Oh, dearie, dearie, me. The South China sea is a convenient piece of sea between Europe and Japan and Korea. It is a convenient sea way between Korea and the US and Australia. Over IIRC something like 25% of the world’s trade goes through it. However, it isn’t the only route to those destinations. Alternatives exist. All the West has to do is accept that they will have to pay a few cents more on the goods they import from ROK, Japan, Taiwan and boycott the PRC’s products. All they need do is invest money in India and Africa.

The Black Sea is important because it showed that what the US Navy decreed, was not what the rest of the world believed. Their 3 mile limit was outmoded and old hat. The rest of the world had moved on and declared a 12 mile limit. Guess what the US Government did? They declared a 12 mile limit as well and accepted the Russian’s declaration of a 12 mile limit. Then came the 200 mile EEZ treaty. Gee, all were simply legal definitions, nothing more. China’s efforts to acquire the South China Sea will either work or they’ll be ignored.
The South China Sea is international waters. China is a totalitarian state which will eventually eclipse the USA in economic output. If you think that they have no global ambitions then you must be so stupid that you believe in Creationism or Multiculturalism.
Brian Ross wrote

There is no evidence that the Iranians heard anything, Bogan. I know you hate quotes but tough luck. Wiki tells us:

So, there was a civilian Iranian aircraft, using it’s transponder on a civilian frequency to identify it as a civilian aircraft, climbing and flying a well establish air corridor, which was misidentified as an F-14 fighter aircraft, diving and attacking a US Navy ship. Looks to me like the US Navy was clearly in the wrong there, mate.
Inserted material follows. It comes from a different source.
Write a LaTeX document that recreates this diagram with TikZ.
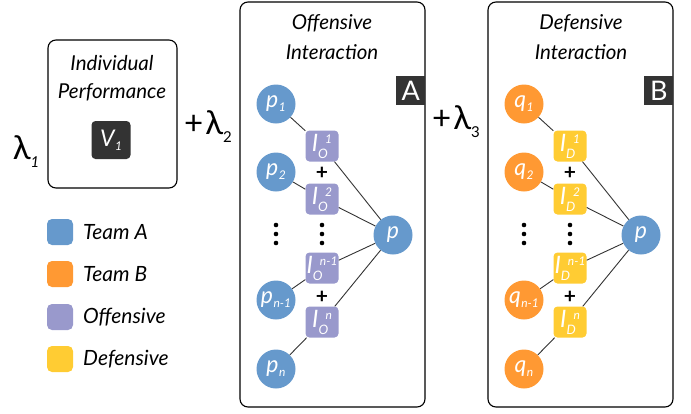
\documentclass[tikz,border=0pt]{standalone}
\usepackage{fontspec}
\setmainfont{Lato}
\definecolor{teamA}{HTML}{6699CC}
\definecolor{teamB}{HTML}{FF9933}
\definecolor{offc}{HTML}{9999CC}
\definecolor{defc}{HTML}{FFCC33}
\definecolor{dark}{HTML}{333333}
% letter with a lowered index
\newcommand{\withsub}[3][12]{#2\kern0.5pt\raisebox{-4pt}{\fontsize{#1}{#1}\selectfont #3}}
% interaction symbol: letter, sub and sup
\newcommand{\ivar}[2]{\fontsize{24}{24}\selectfont I%
  \makebox[0pt][l]{\raisebox{-7pt}{\fontsize{13}{13}\selectfont #1}}%
  \raisebox{8pt}{\kern7pt\fontsize{12}{12}\selectfont #2}}
\begin{document}
\begin{tikzpicture}[x=1pt,y=-1pt,
  panel/.style={draw=black, line width=1.1pt, rounded corners=8pt},
  title/.style={font=\itshape\fontsize{20.5}{20.5}\selectfont, inner sep=0pt},
  player/.style={circle, minimum size=39pt, inner sep=0pt, text=white,
                 font=\itshape\fontsize{23}{23}\selectfont},
  pla/.style={player, fill=teamA},
  plb/.style={player, fill=teamB},
  inter/.style={rounded corners=4pt, minimum width=33pt, minimum height=31pt,
                inner sep=0pt, text=white, font=\itshape},
  ioff/.style={inter, fill=offc},
  idef/.style={inter, fill=defc},
  tagbox/.style={fill=dark, text=white, minimum width=29pt, minimum height=29pt,
              inner sep=0pt, font=\fontsize{27}{27}\selectfont},
  link/.style={draw=dark, line width=0.9pt},
  plussign/.style={font=\bfseries\fontsize{21}{21}\selectfont, inner sep=0pt},
  coef/.style={font=\fontsize{33}{33}\selectfont, inner sep=0pt},
  swatch/.style={rounded corners=5pt, minimum size=26pt, inner sep=0pt},
  legtext/.style={anchor=west, inner sep=0pt, font=\itshape\fontsize{21}{21}\selectfont}]
\path[use as bounding box] (0,0) rectangle (691,413);

% coefficients
\node[coef] (lam1) at (26,152) {λ\raisebox{-8pt}{\fontsize{15}{15}\selectfont\itshape 1}};
\node[coef] (lam2) at (208,127) {+\kern2pt λ\raisebox{-8pt}{\fontsize{15}{15}\selectfont 2}};
\node[coef] (lam3) at (456,122) {+\kern2pt λ\raisebox{-8pt}{\fontsize{15}{15}\selectfont 3}};

% individual performance
\draw[panel] (48,40) rectangle (177,188);
\node[title] (ind1) at (112,63) {Individual};
\node[title] (ind2) at (112,92) {Performance};
\node[tagbox, rounded corners=4pt, minimum width=39pt, minimum height=38pt,
      font=\itshape\fontsize{23}{23}\selectfont] (v) at (111,140) {\withsub{V}{1}};

% offensive interaction
\draw[panel] (240,2) rectangle (425,407);
\node[title] (offt1) at (332,23) {Offensive};
\node[title] (offt2) at (332,52) {Interaction};
\node[tagbox, anchor=north east] (tagA) at (425.5,76) {A};

\node[pla] (pA1) at (276,104) {\withsub{p}{1}};
\node[pla] (pA2) at (276,172) {\withsub{p}{2}};
\node[pla] (pAm) at (276,300) {\withsub{p}{n-1}};
\node[pla] (pAn) at (276,369) {\withsub{p}{n}};
\node[pla] (pA)  at (393,235) {p};
\node[ioff] (iA1) at (322,146) {\ivar{O}{1}};
\node[ioff] (iA2) at (322,199) {\ivar{O}{2}};
\node[ioff] (iAm) at (322,268) {\ivar{O}{n-1}};
\node[ioff] (iAn) at (322,322) {\ivar{O}{n}};
\node[plussign] (plA1) at (322,173) {+};
\node[plussign] (plA2) at (322,297) {+};
\foreach \y in {225,234,243} {
  \fill (276,\y) circle (2.3);
  \fill (322,\y) circle (2.3);
}
\draw[link] (pA1) -- (iA1) (iA1) -- (pA);
\draw[link] (pA2) -- (iA2) (iA2) -- (pA);
\draw[link] (pAm) -- (iAm) (iAm) -- (pA);
\draw[link] (pAn) -- (iAn) (iAn) -- (pA);

% defensive interaction
\draw[panel] (488,2) rectangle (673,407);
\node[title] (deft1) at (581,23) {Defensive};
\node[title] (deft2) at (581,52) {Interaction};
\node[tagbox, anchor=north east] (tagB) at (673.5,76) {B};

\node[plb] (qB1) at (524,104) {\withsub{q}{1}};
\node[plb] (qB2) at (524,172) {\withsub{q}{2}};
\node[plb] (qBm) at (524,300) {\withsub{q}{n-1}};
\node[plb] (qBn) at (524,369) {\withsub{q}{n}};
\node[pla] (pB)  at (641,235) {p};
\node[idef] (iB1) at (570,146) {\ivar{D}{1}};
\node[idef] (iB2) at (570,199) {\ivar{D}{2}};
\node[idef] (iBm) at (570,268) {\ivar{D}{n-1}};
\node[idef] (iBn) at (570,322) {\ivar{D}{n}};
\node[plussign] (plB1) at (570,173) {+};
\node[plussign] (plB2) at (570,297) {+};
\foreach \y in {225,234,243} {
  \fill (524,\y) circle (2.3);
  \fill (570,\y) circle (2.3);
}
\draw[link] (qB1) -- (iB1) (iB1) -- (pB);
\draw[link] (qB2) -- (iB2) (iB2) -- (pB);
\draw[link] (qBm) -- (iBm) (iBm) -- (pB);
\draw[link] (qBn) -- (iBn) (iBn) -- (pB);

% legend
\node[swatch, fill=teamA] (sw1) at (60,232) {};
\node[swatch, fill=teamB] (sw2) at (60,274) {};
\node[swatch, fill=offc]  (sw3) at (60,317) {};
\node[swatch, fill=defc]  (sw4) at (60,359) {};
\node[legtext] (lg1) at (83,232) {Team A};
\node[legtext] (lg2) at (83,274) {Team B};
\node[legtext] (lg3) at (83,317) {Offensive};
\node[legtext] (lg4) at (83,359) {Defensive};
\end{tikzpicture}
\end{document}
Something the US Government has never admitted to, even though, they have paid compensation to the families of the victims of their ship’s missiles
Oh, so now you are sticking up for the Mullahs over our friends and allies in the US navy? That would be right. let's see. In this case.

BRIAN”S MORALITY FORMULA

White people..................bad and always wrong………………………………….tick
Non whites.....................good and always right………………………………….tick
Successful people............oppressors…………………………………………………….tick
Unsuccessful people..........victims of oppressors….……………………………..tick
Western civilisation...........bad ………………………………………………………………tick
All other civilisations........equal in every way to western civilisation and never bad…………...................................................................................tick
The USA...........................very, very, very bad………………………………….tick

Yep, I see it from your perspective, Brian. Seven ticks out of seven, so our friends and allies in the US Navy must be in the wrong.